Frederick Hutchings

Personal information
- Full name: Frederick Vaughan Hutchings
- Born: 3 June 1880 Southborough, Kent
- Died: 6 August 1934 (aged 54) Hamburg, Germany
- Batting: Right-handed
- Role: Batsman
- Relations: Kenneth Hutchings (brother) William Hutchings (brother)

Domestic team information
- 1901–1905: Kent

Career statistics
| Competition | First-class |
| Matches | 4 |
| Runs scored | 89 |
| Batting average | 14.83 |
| 100s/50s | 0/0 |
| Top score | 31 |
| Catches/stumpings | 0/– |
- Source: CricInfo, 17 November 2017

= Frederick Hutchings =

English cricketer

Frederick Vaughan Hutchings (3 June 1880 – 6 August 1934) was an English amateur cricketer who played in four first-class cricket matches in the early years of the 20th century. He served in the Army Service Corps in the First World War and was seriously injured.

==Early life==
Hutchings was born at Southborough near Tunbridge Wells in Kent, the second son of Edward and Catherine Hutchings. His father was a surgeon and had been a keen cricketer. He was educated at Tonbridge School where he played in the cricket team as a right-handed opening batsman from 1896 to 1899 and represented the school at rackets at Queen's Club in 1898. He topped the school cricket averages in 1897 and scored a century against Oxford Authentics in the same season. He left the school in 1899 and worked as a stockbroker's clerk on the London Stock Exchange.

==Cricket career==
After a single appearance for the Kent County Cricket Club Second XI in 1899, Hutchings made his first-class cricket debut for the county in May 1901 against MCC at Lord's. He played again against the touring South Africans later the same month but did not play again until a single appearance for the county in 1905. His final first-class match was for MCC against Yorkshire in August 1905. In his four first-class matches he made a total of 89 runs with a highest score of 31. He did not bowl.

==Military service==
Hutchings volunteered for military service in September 1915. He was commissioned as a 2nd Lieutenant in October, serving in the Army Service Corps, initially at Grove Park with the Mechanical Transport Reserve Depot. He was attached to the Holt Caterpillar Section at Aldershot and then at the Avonmouth Tractor Depot. Hutchings was seriously injured in an accident at Aldershot in 1916 and in 1917 was stationed at Larkhill on Salisbury Plain when he was fit for light duties. He suffered a recurrence of haematuria later the same year and was found permanently unfit for service in April, leaving service with the rank of 2nd Lieutenant.

Hutchings was awarded the Silver War Badge and in 1918 was employed by the Admiralty at Woolwich Arsenal.

==Personal life and family==
Hutchings married Maud Spens at Chelsea, London in May 1907. He was still working at the Stock Exchange at this time, but by the start of the war was supporting himself through private income and was the secretary of a golf course.
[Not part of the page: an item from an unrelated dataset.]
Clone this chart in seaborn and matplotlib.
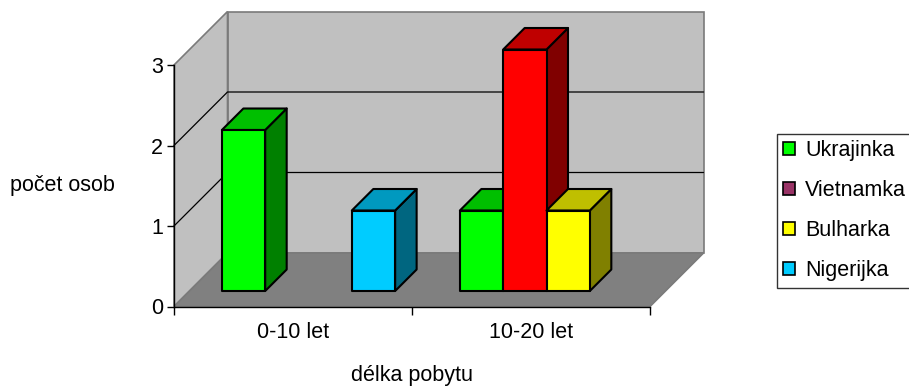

His three brothers all went to Tonbridge and played in the cricket XI, with his oldest brother William and youngest brother Kenneth both playing first-class cricket for Kent – Kenneth also playing in seven Test matches for England. All four brothers served in the war, Kenneth being killed in action in 1916 and the others all injured.

Hutchings was sometimes known by his middle name Vaughan. He died suddenly at Hamburg in Germany in August 1934 aged 54.